TASK BRIEF: Starting with the first line of the listing, quote each line exactly until and including the one with "W, H = 846, 856", leaving pictures out.

## BEGIN SOURCE EXCERPT

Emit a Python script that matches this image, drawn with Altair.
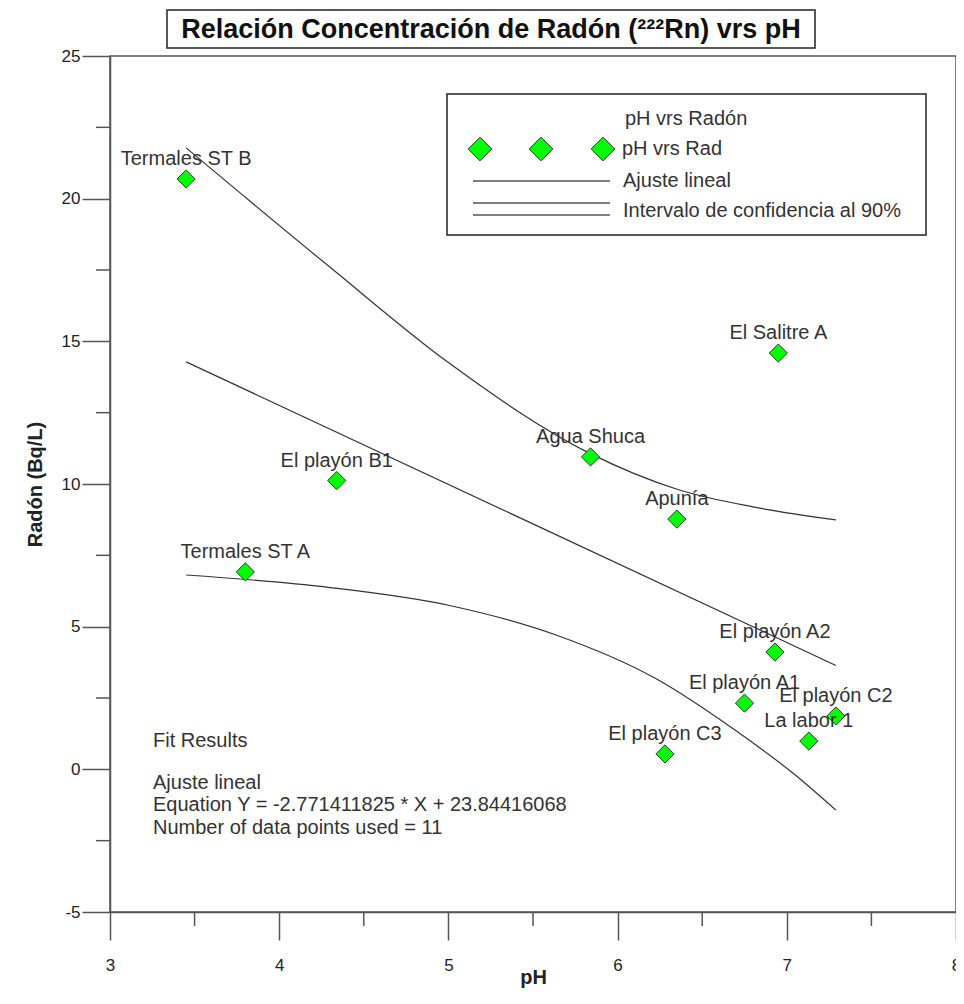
import altair as alt
import pandas as pd

FONT = "Liberation Sans"
TXT = "#222222"
LINE = "#333333"

# ---- data ----
names = ["Termales ST B", "Termales ST A", "El playón B1", "Agua Shuca", "Apunía",
         "El Salitre A", "El playón A2", "El playón A1", "El playón C2", "La labor 1",
         "El playón C3"]
ph = [3.45, 3.80, 4.34, 5.84, 6.35, 6.95, 6.93, 6.75, 7.29, 7.13, 6.28]
radon = [20.69, 6.92, 10.12, 10.95, 8.77, 14.59, 4.11, 2.32, 1.87, 0.99, 0.54]

fit_ph = [3.45, 7.29]
fit_radon = [14.28, 3.64]

upper_ph = [3.45, 4.31, 4.99, 5.83, 6.36, 6.80, 7.29]
upper_radon = [21.78, 17.55, 14.30, 11.09, 9.80, 9.20, 8.74]

lower_ph = [3.45, 4.29, 5.00, 5.64, 6.22, 6.70, 7.05, 7.29]
lower_radon = [6.81, 6.38, 5.75, 4.70, 3.20, 1.35, -0.20, -1.43]

x_major = [3, 4, 5, 6, 7, 8]
x_minor = [3.5, 4.5, 5.5, 6.5, 7.5]
y_major = [-5, 0, 5, 10, 15, 20, 25]
y_minor = [-2.5, 2.5, 7.5, 12.5, 17.5, 22.5]

title_text = "Relación Concentración de Radón (²²²Rn) vrs pH"
fit_lines = ["Fit Results", "Ajuste lineal",
             "Equation Y = -2.771411825 * X + 23.84416068",
             "Number of data points used = 11"]
legend_texts = ["pH vrs Radón", "pH vrs Rad", "Ajuste lineal",
                "Intervalo de confidencia al 90%"]

# ---- tables ----
pts = pd.DataFrame({"name": names, "ph": ph, "radon": radon})
fit_df = pd.DataFrame({"ph": fit_ph, "radon": fit_radon})
up_df = pd.DataFrame({"ph": upper_ph, "radon": upper_radon})
lo_df = pd.DataFrame({"ph": lower_ph, "radon": lower_radon})
xmin_df = pd.DataFrame({"ph": x_minor})
ymin_df = pd.DataFrame({"radon": y_minor})
one = pd.DataFrame({"k": [0]})

W, H = 846, 856

x_enc = alt.X("ph:Q",
              scale=alt.Scale(domain=[3, 8], nice=False, zero=False),
              axis=alt.Axis(values=x_major, tickSize=28, tickWidth=1.5, tickColor="#555555",
                            domainColor="#555555", domainWidth=1.5, grid=False,
                            labelFont=FONT, labelFontSize=17, labelColor=TXT,
                            labelPadding=17, labelFlush=False, labelOverlap=False,
                            labelBound=False, labelExpr="'' + datum.value",
                            title="pH", titleFont=FONT, titleFontSize=20,
                            titleFontWeight="bold", titleColor=TXT,
                            titleX=423, titleY=65, titleAlign="center",
                            titleBaseline="middle"))
y_enc = alt.Y("radon:Q",
              scale=alt.Scale(domain=[-5, 25], nice=False, zero=False),
              axis=alt.Axis(values=y_major, tickSize=28, tickWidth=1.5, tickColor="#555555",
                            domainColor="#555555", domainWidth=1.5, grid=False,
                            labelFont=FONT, labelFontSize=17, labelColor=TXT,
                            labelPadding=2, labelOverlap=False,
                            labelExpr="'' + datum.value",
                            title="Radón (Bq/L)", titleFont=FONT, titleFontSize=20,
                            titleFontWeight="bold", titleColor=TXT,
                            titleX=-75, titleY=428, titleAngle=270,
                            titleAlign="center", titleBaseline="middle"))

layers = []

# data layers
upper = alt.Chart(up_df).mark_line(color=LINE, strokeWidth=1.2, interpolate="monotone").encode(x=x_enc, y=y_enc)
lower = alt.Chart(lo_df).mark_line(color=LINE, strokeWidth=1.2, interpolate="monotone").encode(x=x_enc, y=y_enc)
fit = alt.Chart(fit_df).mark_line(color=LINE, strokeWidth=1.2).encode(x=x_enc, y=y_enc)
points = alt.Chart(pts).mark_point(shape="diamond", filled=True, fill="#00ff00", stroke="#333333",
                                   strokeWidth=1, size=330, opacity=1).encode(x=x_enc, y=y_enc)
labels = alt.Chart(pts).mark_text(font=FONT, fontSize=20, color="#333333", dy=-20,
                                  align="center", baseline="middle").encode(x=x_enc, y=y_enc, text="name:N")

# minor ticks
ymin = alt.Chart(ymin_df).mark_rule(color="#555555", strokeWidth=1.5).encode(
    y=y_enc, x=alt.value(-14), x2=alt.value(0))
xmin = alt.Chart(xmin_df).mark_rule(color="#555555", strokeWidth=1.5).encode(
    x=x_enc, y=alt.value(H), y2=alt.value(H + 14))

layers += [ymin, xmin, upper, lower, fit, points, labels]

# title box
layers.append(alt.Chart(one).mark_rect(fill="white", stroke="#222222", strokeWidth=1.5).encode(
    x=alt.value(57), x2=alt.value(705), y=alt.value(-46), y2=alt.value(-8)))
layers.append(alt.Chart(one).mark_text(text=title_text, font=FONT, fontSize=27, fontWeight="bold",
                                       color="#111111", align="center", baseline="middle").encode(
    x=alt.value(381), y=alt.value(-26)))

# legend box
layers.append(alt.Chart(one).mark_rect(fill="white", stroke="#222222", strokeWidth=1.5).encode(
    x=alt.value(337), x2=alt.value(816), y=alt.value(38), y2=alt.value(179)))
for lx in (370, 431, 493):
    layers.append(alt.Chart(one).mark_point(shape="diamond", filled=True, fill="#00ff00",
                                            stroke="#333333", strokeWidth=1, size=560, opacity=1).encode(
        x=alt.value(lx), y=alt.value(93)))
for ly in (125, 147, 159):
    layers.append(alt.Chart(one).mark_rule(color="#555555", strokeWidth=1.5).encode(
        x=alt.value(363), x2=alt.value(500), y=alt.value(ly)))
for txt, lx, ly in zip(legend_texts, (515, 512, 513, 513), (63, 93, 125, 155)):
    layers.append(alt.Chart(one).mark_text(text=txt, font=FONT, fontSize=20, color="#333333",
                                           align="left", baseline="middle").encode(
        x=alt.value(lx), y=alt.value(ly)))

# fit results
for txt, ly in zip(fit_lines, (685, 727, 749, 772)):
    layers.append(alt.Chart(one).mark_text(text=txt, font=FONT, fontSize=20, color="#333333",
                                           align="left", baseline="middle").encode(
        x=alt.value(43), y=alt.value(ly)))

chart = alt.layer(*layers).properties(
    width=W, height=H,
    padding={"left": 102, "top": 48, "right": 0, "bottom": 76},
    autosize=alt.AutoSizeParams(type="none"),
    background="white",
).configure_view(stroke="#555555", strokeWidth=1.5)

chart.save("out.html", embed_options={"renderer": "svg", "actions": False})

## END SOURCE EXCERPT

FINISHED ANSWER:
Emit a Python script that matches this image, drawn with Altair.
import altair as alt
import pandas as pd

FONT = "Liberation Sans"
TXT = "#222222"
LINE = "#333333"

# ---- data ----
names = ["Termales ST B", "Termales ST A", "El playón B1", "Agua Shuca", "Apunía",
         "El Salitre A", "El playón A2", "El playón A1", "El playón C2", "La labor 1",
         "El playón C3"]
ph = [3.45, 3.80, 4.34, 5.84, 6.35, 6.95, 6.93, 6.75, 7.29, 7.13, 6.28]
radon = [20.69, 6.92, 10.12, 10.95, 8.77, 14.59, 4.11, 2.32, 1.87, 0.99, 0.54]

fit_ph = [3.45, 7.29]
fit_radon = [14.28, 3.64]

upper_ph = [3.45, 4.31, 4.99, 5.83, 6.36, 6.80, 7.29]
upper_radon = [21.78, 17.55, 14.30, 11.09, 9.80, 9.20, 8.74]

lower_ph = [3.45, 4.29, 5.00, 5.64, 6.22, 6.70, 7.05, 7.29]
lower_radon = [6.81, 6.38, 5.75, 4.70, 3.20, 1.35, -0.20, -1.43]

x_major = [3, 4, 5, 6, 7, 8]
x_minor = [3.5, 4.5, 5.5, 6.5, 7.5]
y_major = [-5, 0, 5, 10, 15, 20, 25]
y_minor = [-2.5, 2.5, 7.5, 12.5, 17.5, 22.5]

title_text = "Relación Concentración de Radón (²²²Rn) vrs pH"
fit_lines = ["Fit Results", "Ajuste lineal",
             "Equation Y = -2.771411825 * X + 23.84416068",
             "Number of data points used = 11"]
legend_texts = ["pH vrs Radón", "pH vrs Rad", "Ajuste lineal",
                "Intervalo de confidencia al 90%"]

# ---- tables ----
pts = pd.DataFrame({"name": names, "ph": ph, "radon": radon})
fit_df = pd.DataFrame({"ph": fit_ph, "radon": fit_radon})
up_df = pd.DataFrame({"ph": upper_ph, "radon": upper_radon})
lo_df = pd.DataFrame({"ph": lower_ph, "radon": lower_radon})
xmin_df = pd.DataFrame({"ph": x_minor})
ymin_df = pd.DataFrame({"radon": y_minor})
one = pd.DataFrame({"k": [0]})

W, H = 846, 856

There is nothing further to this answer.